Sterco animale, solitamente bovino o equino: niente di scandaloso, niente d’innaturale. Busa prevede che la quantità di escremento sia consistente, anche qualora non sia generata dai due animali sopra citati. La parola di oggi è utilizzata in alcuni modi di dire inequivocabili: esse brut pai ‘d na busa (esser brutto come un escremento) oppure scusa, ȓ’heu piàte pëȓ na busa (scusa, ti ho scambiato per lo sterco). Filastrocche ne abbiamo! Ghita Ghita squaciarela, fa ȓ a torta ‘n mes a ȓ’eȓa; toiȓa, toiȓa con ‘n dì, tasta nen ch’at fa miȓì! Inoltre, per indicare l’inutilità di certi antichi rimedi si soleva dire busa ëd beu, busa ëd vàca, chi ch’a l’ha mal, ch’as grata, ma quando si svolge un’attività senza speranza, la metafora diventa andé a cheuje le buse daré dël tranvaj (andare a raccogliere le feci dietro il tram).

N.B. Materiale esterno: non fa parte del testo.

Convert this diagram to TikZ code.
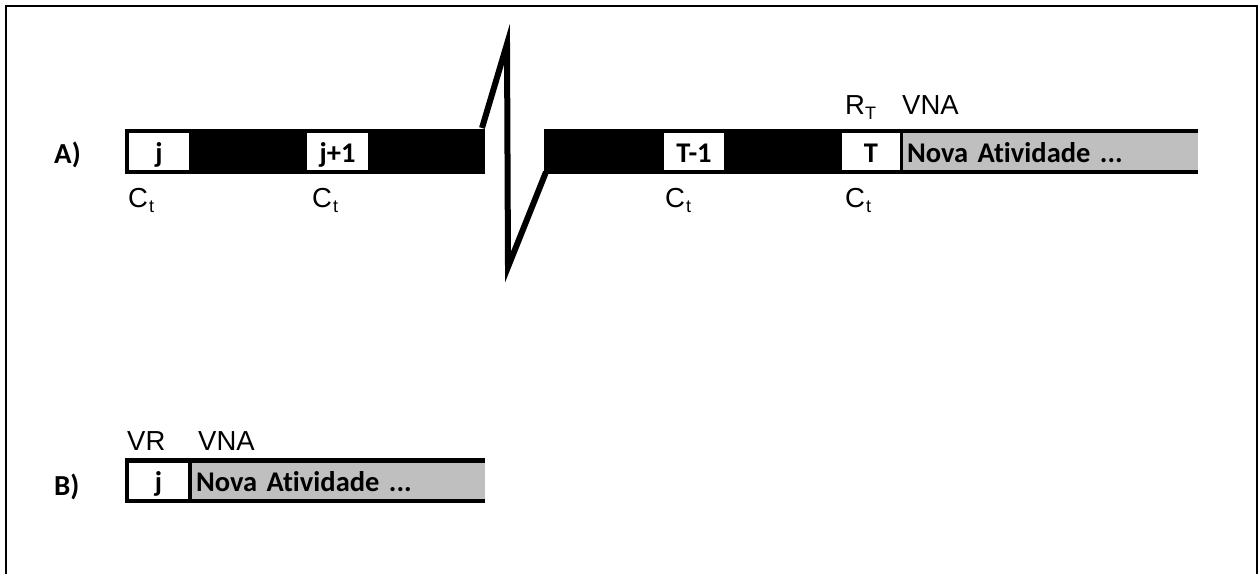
\documentclass[tikz,border=0pt]{standalone}
\usepackage{fontspec}
\setmainfont{Liberation Sans}
\newfontfamily\calfont[Ligatures={NoCommon,NoContextual}]{Carlito}
\newcommand\lsub[1]{\raisebox{-5pt}{\fontsize{18}{18}\selectfont #1}}
\begin{document}
\begin{tikzpicture}[x=1pt,y=-1pt,
  lbl/.style={font=\fontsize{27.5}{27.5}\selectfont, inner sep=0pt, anchor=base west},
  tag/.style={font=\calfont\bfseries\fontsize{29}{29}\selectfont, inner sep=0pt, anchor=base west},
  cell/.style={inner sep=0pt, font=\calfont\bfseries\fontsize{28.5}{28.5}\selectfont,
    text height=24pt, text depth=3pt, minimum height=37pt},
  wbox/.style={cell, fill=white},
  gbox/.style={cell, fill=gray75, align=left},
  bar/.style={fill=black},
  zig/.style={line width=6pt}]
\definecolor{gray75}{RGB}{191,191,191}
\useasboundingbox (0,0) rectangle (1260,574);
\draw[line width=2.5pt] (6,574) -- (6,6) -- (1257,6) -- (1257,574);

% Row A
\fill[bar] (125,129) rectangle (485,174);
\fill[bar] (544,129) rectangle (1198,174);
\node[wbox, minimum width=60pt] (j) at (159,151.5) {j};
\node[wbox, minimum width=61pt] (j1) at (337.5,151.5) {j+1};
\node[wbox, minimum width=60pt] (tm1) at (694,151.5) {T-1};
\node[wbox, minimum width=58pt] (t) at (871,151.5) {T};
\node[gbox, minimum width=295pt, text width=287pt] (nova) at (1050.5,151.5) {Nova Atividade ...};
\node[tag] (la) at (54,163) {A)};
\node[lbl] (c1) at (128,207) {C\hspace{1pt}\lsub{t}};
\node[lbl] (c2) at (312,207) {C\hspace{1pt}\lsub{t}};
\node[lbl] (c3) at (665,207) {C\hspace{1pt}\lsub{t}};
\node[lbl] (c4) at (845,207) {C\hspace{1pt}\lsub{t}};
\node[lbl] (rt) at (845,114) {R\lsub{T}};
\node[lbl] (vna) at (902,114) {VNA};
\draw[zig] (482,128) -- (507,44) -- (508,267) -- (546,172);

% Row B
\fill[bar] (125,458) rectangle (485,503);
\node[wbox, minimum width=59pt, minimum height=36pt] (bj) at (158.5,481) {j};
\node[gbox, minimum width=293pt, minimum height=36pt, text width=285pt] (bnova) at (338.5,481) {Nova Atividade ...};
\node[tag] (lb) at (54,495) {B)};
\node[lbl] (vr) at (127,450) {VR};
\node[lbl] (bvna) at (198,450) {VNA};
\end{tikzpicture}
\end{document}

Ambusé significa, invece, cospargere l’aia di sterco diluito con acqua per apprestarla a ricevere granaglie. Busa pare provenire dal latino volgare e risulta presente in numerosi documenti latini medievali piemontesi già dei Secoli XIII e XIV: bussam (sive stercora bovinarum bestiarum). Per la diffusione galloromanza, si può confrontare con altre lingue: bouse (francese antico), bozas (provenzale), bosa o busa (occitano) e buza (franco-provenzale).

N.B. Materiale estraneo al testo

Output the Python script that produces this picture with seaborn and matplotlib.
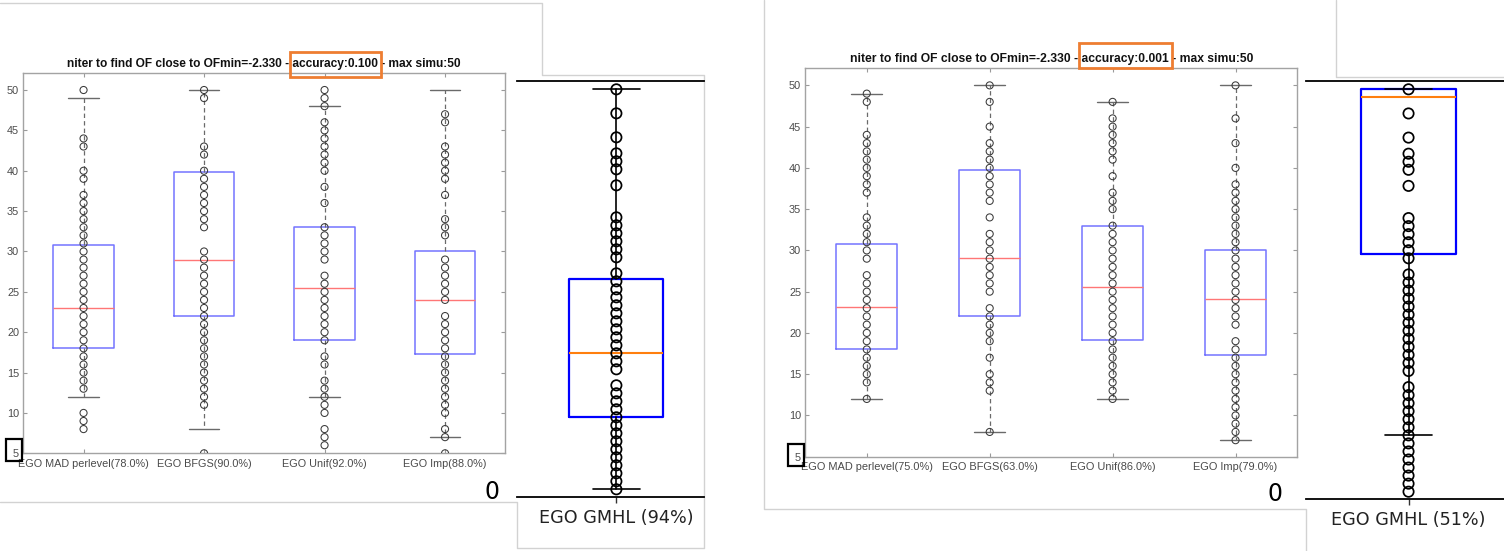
import matplotlib
matplotlib.use("Agg")
import matplotlib.pyplot as plt
from matplotlib.lines import Line2D
from matplotlib.patches import Rectangle
import pandas as pd
import seaborn as sns

sns.set_theme(style="white")
plt.rcParams["font.family"] = ["Liberation Sans", "DejaVu Sans"]

# ------------------------------------------------------------------ data
# accuracy 0.100 run
labels_acc0100 = ["EGO MAD perlevel(78.0%)", "EGO BFGS(90.0%)",
                  "EGO Unif(92.0%)", "EGO Imp(88.0%)"]
mad_acc0100 = [50, 44, 43, 40, 39, 37, 36, 35, 34, 33, 32, 31, 30, 29, 28, 27,
               26, 25, 24, 23, 22, 21, 20, 19, 18, 17, 16, 15, 14, 13, 10, 9, 8]
bfgs_acc0100 = [50, 49, 43, 42, 40, 39, 38, 37, 36, 35, 34, 33, 30, 29, 28, 27,
                26, 25, 24, 23, 22, 21, 20, 19, 18, 17, 16, 15, 14, 13, 12, 11, 5]
unif_acc0100 = [50, 49, 48, 46, 45, 44, 43, 42, 41, 40, 38, 36, 33, 32, 31, 30,
                29, 27, 26, 25, 24, 23, 22, 21, 20, 19, 17, 16, 14, 13, 12, 11,
                10, 8, 7, 6]
imp_acc0100 = [47, 46, 43, 42, 41, 40, 39, 37, 34, 33, 32, 29, 28, 27, 26, 25,
               24, 22, 21, 20, 19, 18, 17, 16, 15, 14, 13, 12, 11, 10, 8, 7, 5]
q1_acc0100 = [18.0, 22.0, 19.0, 17.3]
med_acc0100 = [23.0, 29.0, 25.5, 24.0]
q3_acc0100 = [30.8, 39.8, 33.0, 30.0]
lo_acc0100 = [12, 8, 12, 7]
hi_acc0100 = [49, 50, 48, 50]

# accuracy 0.001 run
labels_acc0001 = ["EGO MAD perlevel(75.0%)", "EGO BFGS(63.0%)",
                  "EGO Unif(86.0%)", "EGO Imp(79.0%)"]
mad_acc0001 = [49, 48, 44, 43, 42, 41, 40, 39, 38, 37, 34, 33, 32, 31, 30, 29,
               27, 26, 25, 24, 23, 22, 21, 20, 19, 18, 17, 16, 15, 14, 12]
bfgs_acc0001 = [50, 48, 45, 43, 42, 41, 40, 39, 38, 37, 36, 34, 32, 31, 30, 29,
                28, 27, 26, 25, 23, 22, 21, 20, 19, 17, 15, 14, 13, 8]
unif_acc0001 = [48, 46, 45, 44, 43, 42, 41, 39, 37, 36, 35, 33, 32, 31, 30, 29,
                28, 27, 26, 25, 24, 23, 22, 21, 20, 19, 18, 17, 16, 15, 14, 13, 12]
imp_acc0001 = [50, 46, 43, 40, 38, 37, 36, 35, 34, 33, 32, 31, 30, 29, 28, 27,
               26, 25, 24, 23, 22, 21, 19, 18, 17, 16, 15, 14, 13, 12, 11, 10,
               9, 8, 7]
q1_acc0001 = [18.1, 22.1, 19.1, 17.3]
med_acc0001 = [23.1, 29.1, 25.6, 24.1]
q3_acc0001 = [30.8, 39.8, 33.0, 30.1]
lo_acc0001 = [12, 8, 12, 7]
hi_acc0001 = [49, 50, 48, 50]

yticks_matlab = [5, 10, 15, 20, 25, 30, 35, 40, 45, 50]

# EGO GMHL iterations
gmhl_iters = [50, 47, 44, 42, 41, 40, 38, 34, 33, 32, 31, 30, 29, 27, 26, 25,
              24, 23, 22, 21, 20, 19, 18, 17, 16, 15, 13, 12, 11, 10, 9, 8, 7,
              6, 5, 4, 3, 2, 1, 0]
gmhl_label_acc0100 = "EGO GMHL (94%)"
gmhl_stats_acc0100 = dict(q1=9.0, med=17.0, q3=26.3, whislo=0, whishi=50)
gmhl_label_acc0001 = "EGO GMHL (51%)"
gmhl_stats_acc0001 = dict(q1=29.5, med=49.0, q3=50.0, whislo=7, whishi=50)

title_prefix = "niter to find OF close to OFmin=-2.330 - "
title_suffix = " - max simu:50"
acc_text_0100 = "accuracy:0.100"
acc_text_0001 = "accuracy:0.001"

# ------------------------------------------------------------------ layout
W, H = 1504, 551
fig = plt.figure(figsize=(W / 100, H / 100), dpi=100)
fig.patch.set_facecolor("white")


def frac(x0, y0, x1, y1):
    return [x0 / W, 1 - y1 / H, (x1 - x0) / W, (y1 - y0) / H]


def px_line(xs, ys, color="#d2d2d2", lw=1.0):
    fig.add_artist(Line2D([x / W for x in xs], [1 - y / H for y in ys],
                          transform=fig.transFigure, color=color, lw=lw,
                          zorder=0))


def px_rect(x0, y0, x1, y1, color, lw):
    fig.add_artist(Rectangle((x0 / W, 1 - y1 / H), (x1 - x0) / W,
                             (y1 - y0) / H, transform=fig.transFigure,
                             fill=False, edgecolor=color, lw=lw, zorder=10))


def matlab_panel(box, labels, samples, q1, med, q3, lo, hi, fs):
    ax = fig.add_axes(frac(*box))
    ax.set_facecolor("white")
    positions = [1, 2, 3, 4]
    stats = [dict(q1=a, med=b, q3=c, whislo=d, whishi=e)
             for a, b, c, d, e in zip(q1, med, q3, lo, hi)]
    ax.bxp(stats, positions=positions, widths=0.5, showfliers=False,
           boxprops=dict(color="#7474ff", lw=1.1),
           medianprops=dict(color="#ff7676", lw=1.0),
           whiskerprops=dict(color="#6a6a6a", lw=0.9, linestyle=(0, (3.5, 2.5))),
           capprops=dict(color="#6a6a6a", lw=1.0))
    df = pd.DataFrame({
        "pos": [p for p, s in zip(positions, samples) for _ in s],
        "niter": [v for s in samples for v in s],
    })
    sns.scatterplot(data=df, x="pos", y="niter", ax=ax, marker="o", s=26,
                    color="#333333", linewidth=0.75, legend=False, zorder=4)
    coll = ax.collections[-1]
    coll.set_facecolor("none")
    coll.set_edgecolor("#3a3a3a")
    ax.set_xlim(0.5, 4.5)
    ax.set_ylim(5, 52.07)
    ax.set_yticks(yticks_matlab)
    ax.set_yticklabels([str(t) for t in yticks_matlab])
    ax.set_xticks(positions)
    ax.set_xticklabels(labels)
    ax.set_xlabel("")
    ax.set_ylabel("")
    ax.tick_params(axis="both", which="both", direction="in", length=3.2,
                   width=0.8, color="#9a9a9a", top=True, right=True,
                   labelsize=fs, labelcolor="#4a4a4a", left=True, bottom=True)
    ax.tick_params(axis="x", pad=4)
    ax.tick_params(axis="y", pad=3)
    for sp in ax.spines.values():
        sp.set_color("#a3a3a3")
        sp.set_linewidth(1.0)
    for t in ax.get_xticklabels() + ax.get_yticklabels():
        t.set_family("Liberation Sans")
    return ax


def gmhl_panel(box, ylim, xlim, stats, label, zero_pad):
    ax = fig.add_axes(frac(*box))
    ax.set_facecolor("none")
    ax.bxp([stats], positions=[0], widths=0.5, showfliers=False,
           boxprops=dict(color="#0000ff", lw=1.6),
           medianprops=dict(color="#ff7f0e", lw=1.5),
           whiskerprops=dict(color="black", lw=1.2),
           capprops=dict(color="black", lw=1.2, zorder=3))
    df = pd.DataFrame({"pos": [0] * len(gmhl_iters), "niter": gmhl_iters})
    sns.scatterplot(data=df, x="pos", y="niter", ax=ax, marker="o", s=55,
                    color="black", linewidth=1.25, legend=False, zorder=4)
    coll = ax.collections[-1]
    coll.set_facecolor("none")
    coll.set_edgecolor("black")
    ax.set_xlim(*xlim)
    ax.set_ylim(*ylim)
    ax.set_xlabel("")
    ax.set_ylabel("")
    for side in ("left", "right"):
        ax.spines[side].set_visible(False)
    for side in ("top", "bottom"):
        ax.spines[side].set_color("black")
        ax.spines[side].set_linewidth(1.3)
    ax.set_xticks([0])
    ax.set_xticklabels([label], fontsize=12.7, family="DejaVu Sans",
                       color="#222222")
    ax.tick_params(axis="x", length=4.5, width=1.0, color="#333333", pad=4,
                   bottom=True)
    ax.set_yticks([0])
    ax.set_yticklabels(["0"], fontsize=17, family="DejaVu Sans",
                       color="black")
    ax.tick_params(axis="y", length=0, pad=zero_pad, left=True)
    ax.grid(False)
    return ax


# screenshot frames
px_line([0, 542.3, 542.3, 704, 704, 517, 517, 0],
        [3.3, 3.3, 75, 75, 548, 548, 501.7, 501.7])
px_line([764.3, 764.3, 1306, 1306], [0, 509.3, 509.3, 551])
px_line([1335.7, 1335.7, 1504], [0, 77.3, 77.3])

samples_0100 = [mad_acc0100, bfgs_acc0100, unif_acc0100, imp_acc0100]
samples_0001 = [mad_acc0001, bfgs_acc0001, unif_acc0001, imp_acc0001]

ax_l = matlab_panel((23.3, 73.3, 505.3, 453.3), labels_acc0100, samples_0100,
                    q1_acc0100, med_acc0100, q3_acc0100, lo_acc0100,
                    hi_acc0100, 7.8)
ax_r = matlab_panel((805.3, 68.3, 1297.0, 456.7), labels_acc0001, samples_0001,
                    q1_acc0001, med_acc0001, q3_acc0001, lo_acc0001,
                    hi_acc0001, 7.95)

gmhl_panel((517.3, 80.7, 704.0, 497.3), (-1.0, 51.08), (-0.527, 0.466),
           gmhl_stats_acc0100, gmhl_label_acc0100, 12.5)
gmhl_panel((1306.0, 80.7, 1504.0, 498.7), (-0.87, 51.07), (-0.5435, 0.506),
           gmhl_stats_acc0001, gmhl_label_acc0001, 17)

# titles with the accuracy part boxed
titles = []
for cx, cy, acc, fs, dy_top, dy_bot in (
        (264.3, 64.0, acc_text_0100, 8.55, 12.3, 12.7),
        (1051.8, 59.3, acc_text_0001, 8.75, 16.6, 9.0)):
    full = title_prefix + acc + title_suffix
    t = fig.text(cx / W, 1 - cy / H, full, ha="center", va="center",
                 fontsize=fs, fontweight="bold", family="Liberation Sans",
                 color="#111111")
    titles.append((t, full, acc, cy, dy_top, dy_bot))

fig.canvas.draw()
renderer = fig.canvas.get_renderer()
for t, full, acc, cy, dy_top, dy_bot in titles:
    bb = t.get_window_extent(renderer)
    tmp = fig.text(0, 0, title_prefix + acc, fontproperties=t.get_fontproperties())
    w_upto = tmp.get_window_extent(renderer).width
    tmp.set_text(acc)
    w_acc = tmp.get_window_extent(renderer).width
    tmp.remove()
    x1 = bb.x0 + w_upto
    x0 = x1 - w_acc
    px_rect(x0 - 3, cy - dy_top, x1 + 3, cy + dy_bot, "#ee7d31", 2.0)

# boxes around the lowest y tick label
px_rect(5.7, 438.7, 22.0, 461.0, "black", 1.6)
px_rect(788.3, 444.0, 804.3, 466.0, "black", 1.6)

fig.savefig("out.png", dpi=100)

Prima di ogni rappresentazione teatrale, gli attori più scaramantici sono soliti riunirsi dietro le quinte per esclamare una parola di buon auspicio: merda! Qualcuno la ripete addirittura tre volte. Ma perché proprio questa parola? Prima dell’avvento dell’automobile, a teatro si andava con la carrozza. Più il pubblico era numeroso, maggiori erano i cavalli ad aspettare fuori, espletando i loro bisogni. A fine rappresentazione, la presenza di escrementi equini permetteva agli attori di quantificare la presenza del pubblico in sala e di conseguenza il gruzzoletto da suddividersi. Ecco perché la parola di oggi è propiziatoria. Dal letame nascono i fior!